### SUPPLIED DATA

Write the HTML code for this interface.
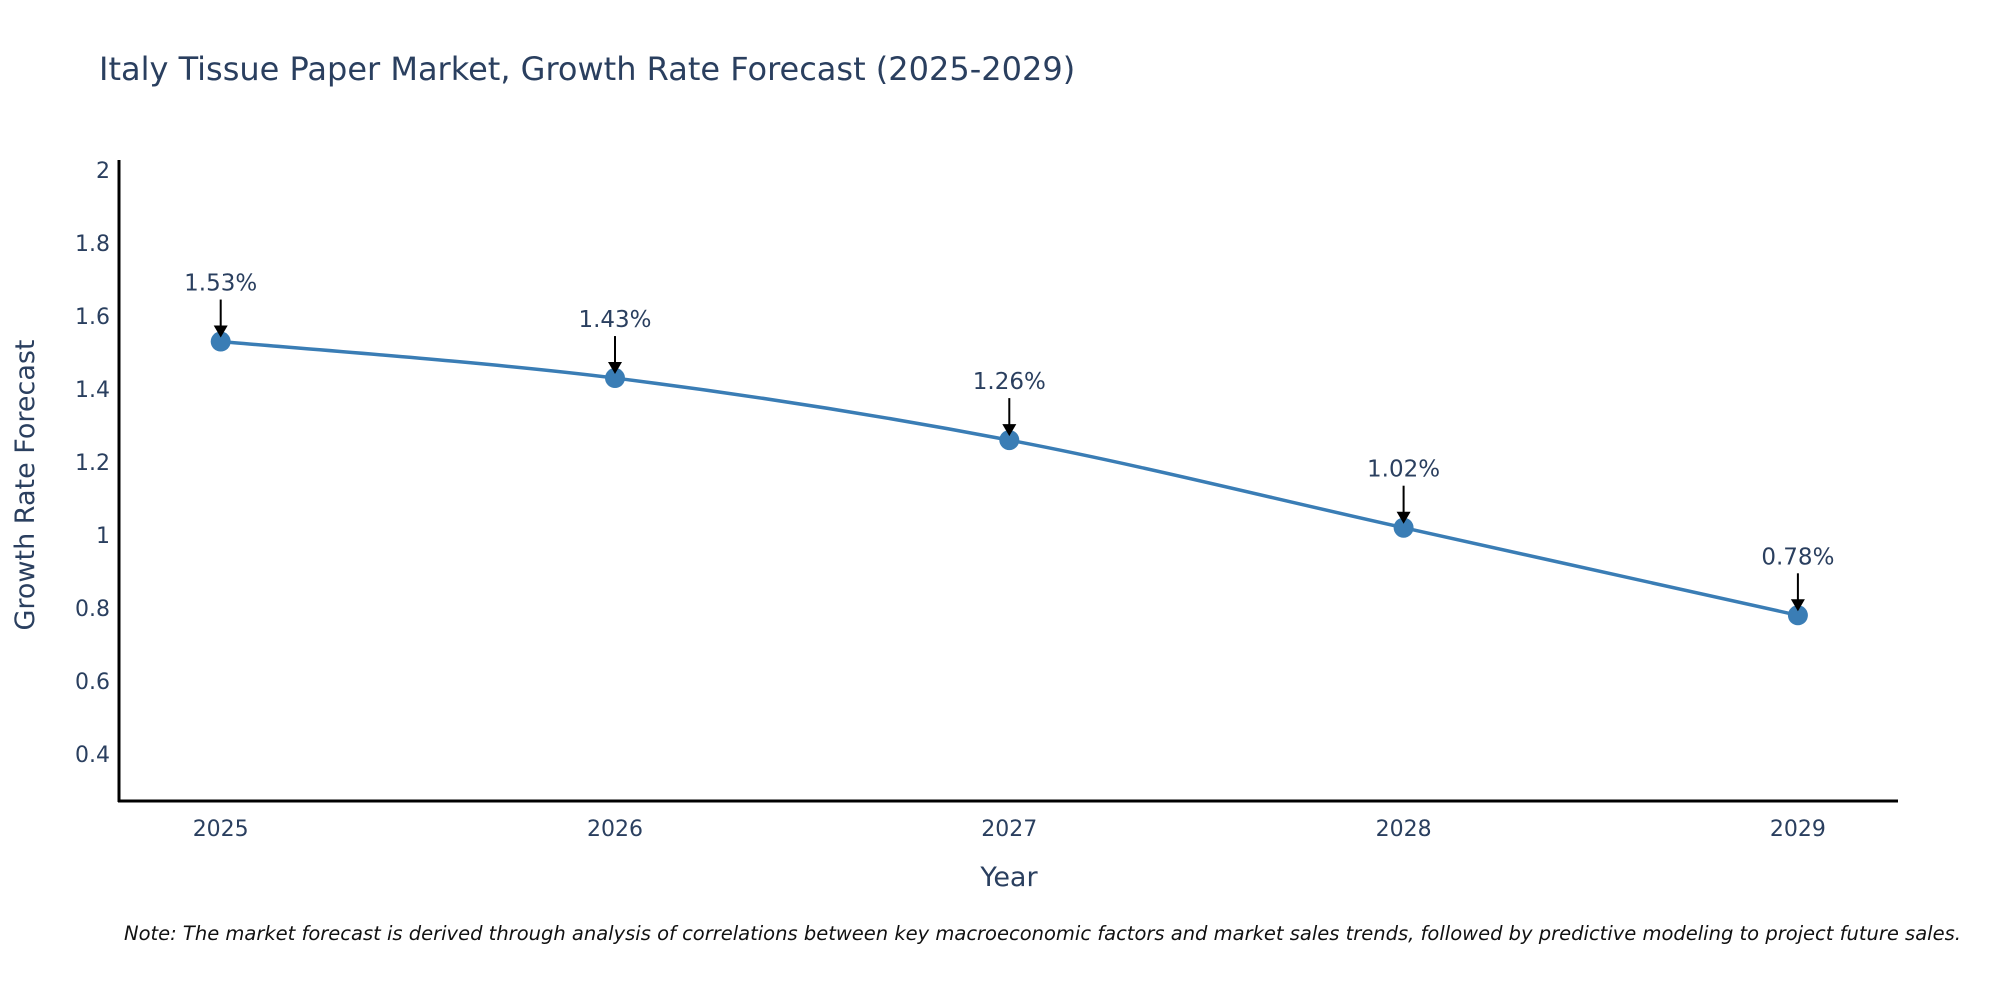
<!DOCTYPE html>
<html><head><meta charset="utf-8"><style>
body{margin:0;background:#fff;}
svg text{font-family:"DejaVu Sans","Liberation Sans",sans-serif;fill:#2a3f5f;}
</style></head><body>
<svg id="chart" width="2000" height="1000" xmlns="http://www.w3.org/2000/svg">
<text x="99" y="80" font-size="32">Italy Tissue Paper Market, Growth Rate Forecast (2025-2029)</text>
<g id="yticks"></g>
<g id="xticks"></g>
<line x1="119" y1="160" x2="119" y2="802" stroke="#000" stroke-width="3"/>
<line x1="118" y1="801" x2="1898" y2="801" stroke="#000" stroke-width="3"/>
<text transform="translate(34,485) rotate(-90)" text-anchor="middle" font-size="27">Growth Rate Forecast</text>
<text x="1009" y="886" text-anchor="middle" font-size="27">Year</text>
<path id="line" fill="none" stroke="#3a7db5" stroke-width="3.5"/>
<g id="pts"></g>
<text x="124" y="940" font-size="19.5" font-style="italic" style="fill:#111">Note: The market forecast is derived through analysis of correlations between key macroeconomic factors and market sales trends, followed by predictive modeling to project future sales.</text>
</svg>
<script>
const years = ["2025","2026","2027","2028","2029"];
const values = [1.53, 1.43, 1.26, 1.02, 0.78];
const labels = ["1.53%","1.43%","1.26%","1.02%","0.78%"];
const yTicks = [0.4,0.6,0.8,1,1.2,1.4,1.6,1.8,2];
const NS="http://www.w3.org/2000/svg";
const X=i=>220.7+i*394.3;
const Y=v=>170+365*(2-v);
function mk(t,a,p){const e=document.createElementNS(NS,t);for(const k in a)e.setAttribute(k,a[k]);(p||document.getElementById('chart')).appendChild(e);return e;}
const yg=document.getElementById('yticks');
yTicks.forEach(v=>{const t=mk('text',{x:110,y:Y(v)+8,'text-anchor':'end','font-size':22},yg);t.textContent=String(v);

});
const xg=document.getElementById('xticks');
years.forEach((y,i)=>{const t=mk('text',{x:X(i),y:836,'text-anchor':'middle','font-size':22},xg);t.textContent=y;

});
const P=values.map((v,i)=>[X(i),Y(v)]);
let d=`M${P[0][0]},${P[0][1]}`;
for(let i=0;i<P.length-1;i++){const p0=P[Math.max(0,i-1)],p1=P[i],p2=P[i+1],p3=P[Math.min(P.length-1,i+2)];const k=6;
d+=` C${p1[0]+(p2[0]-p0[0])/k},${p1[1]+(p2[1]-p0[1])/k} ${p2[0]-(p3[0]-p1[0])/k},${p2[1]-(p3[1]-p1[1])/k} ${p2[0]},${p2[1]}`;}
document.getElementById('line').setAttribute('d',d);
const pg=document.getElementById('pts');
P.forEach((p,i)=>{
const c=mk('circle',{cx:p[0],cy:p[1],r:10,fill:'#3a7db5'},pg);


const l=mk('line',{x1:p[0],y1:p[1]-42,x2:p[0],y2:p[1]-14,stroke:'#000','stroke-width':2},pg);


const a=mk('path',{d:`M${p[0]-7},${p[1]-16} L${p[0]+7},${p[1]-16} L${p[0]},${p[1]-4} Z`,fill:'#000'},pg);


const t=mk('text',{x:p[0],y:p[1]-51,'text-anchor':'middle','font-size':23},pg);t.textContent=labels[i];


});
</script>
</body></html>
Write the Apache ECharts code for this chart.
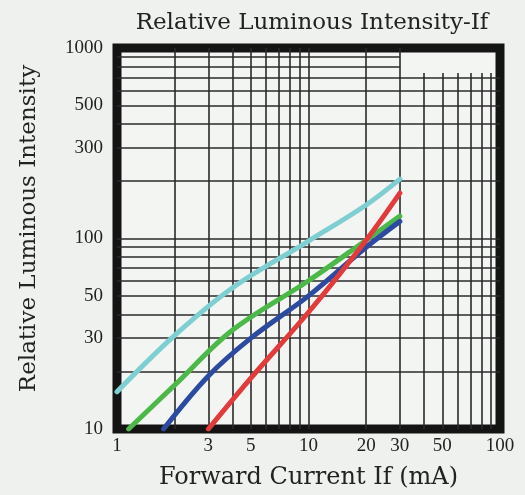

### WHAT TO PRODUCE
Transcribe the full listing above exactly, with the images removed.

### TASK RESULT
Write the HTML code for this interface.
<!DOCTYPE html>
<html><head><meta charset="utf-8"><style>
body{margin:0;background:#fff;}
svg text{font-family:"DejaVu Sans","Liberation Sans",sans-serif;fill:#2a3f5f;}
</style></head><body>
<svg id="chart" width="2000" height="1000" xmlns="http://www.w3.org/2000/svg">
<text x="99" y="80" font-size="32">Italy Tissue Paper Market, Growth Rate Forecast (2025-2029)</text>
<g id="yticks"></g>
<g id="xticks"></g>
<line x1="119" y1="160" x2="119" y2="802" stroke="#000" stroke-width="3"/>
<line x1="118" y1="801" x2="1898" y2="801" stroke="#000" stroke-width="3"/>
<text transform="translate(34,485) rotate(-90)" text-anchor="middle" font-size="27">Growth Rate Forecast</text>
<text x="1009" y="886" text-anchor="middle" font-size="27">Year</text>
<path id="line" fill="none" stroke="#3a7db5" stroke-width="3.5"/>
<g id="pts"></g>
<text x="124" y="940" font-size="19.5" font-style="italic" style="fill:#111">Note: The market forecast is derived through analysis of correlations between key macroeconomic factors and market sales trends, followed by predictive modeling to project future sales.</text>
</svg>
<script>
const years = ["2025","2026","2027","2028","2029"];
const values = [1.53, 1.43, 1.26, 1.02, 0.78];
const labels = ["1.53%","1.43%","1.26%","1.02%","0.78%"];
const yTicks = [0.4,0.6,0.8,1,1.2,1.4,1.6,1.8,2];
const NS="http://www.w3.org/2000/svg";
const X=i=>220.7+i*394.3;
const Y=v=>170+365*(2-v);
function mk(t,a,p){const e=document.createElementNS(NS,t);for(const k in a)e.setAttribute(k,a[k]);(p||document.getElementById('chart')).appendChild(e);return e;}
const yg=document.getElementById('yticks');
yTicks.forEach(v=>{const t=mk('text',{x:110,y:Y(v)+8,'text-anchor':'end','font-size':22},yg);t.textContent=String(v);

});
const xg=document.getElementById('xticks');
years.forEach((y,i)=>{const t=mk('text',{x:X(i),y:836,'text-anchor':'middle','font-size':22},xg);t.textContent=y;

});
const P=values.map((v,i)=>[X(i),Y(v)]);
let d=`M${P[0][0]},${P[0][1]}`;
for(let i=0;i<P.length-1;i++){const p0=P[Math.max(0,i-1)],p1=P[i],p2=P[i+1],p3=P[Math.min(P.length-1,i+2)];const k=6;
d+=` C${p1[0]+(p2[0]-p0[0])/k},${p1[1]+(p2[1]-p0[1])/k} ${p2[0]-(p3[0]-p1[0])/k},${p2[1]-(p3[1]-p1[1])/k} ${p2[0]},${p2[1]}`;}
document.getElementById('line').setAttribute('d',d);
const pg=document.getElementById('pts');
P.forEach((p,i)=>{
const c=mk('circle',{cx:p[0],cy:p[1],r:10,fill:'#3a7db5'},pg);


const l=mk('line',{x1:p[0],y1:p[1]-42,x2:p[0],y2:p[1]-14,stroke:'#000','stroke-width':2},pg);


const a=mk('path',{d:`M${p[0]-7},${p[1]-16} L${p[0]+7},${p[1]-16} L${p[0]},${p[1]-4} Z`,fill:'#000'},pg);


const t=mk('text',{x:p[0],y:p[1]-51,'text-anchor':'middle','font-size':23},pg);t.textContent=labels[i];


});
</script>
</body></html>
Write the Apache ECharts code for this chart.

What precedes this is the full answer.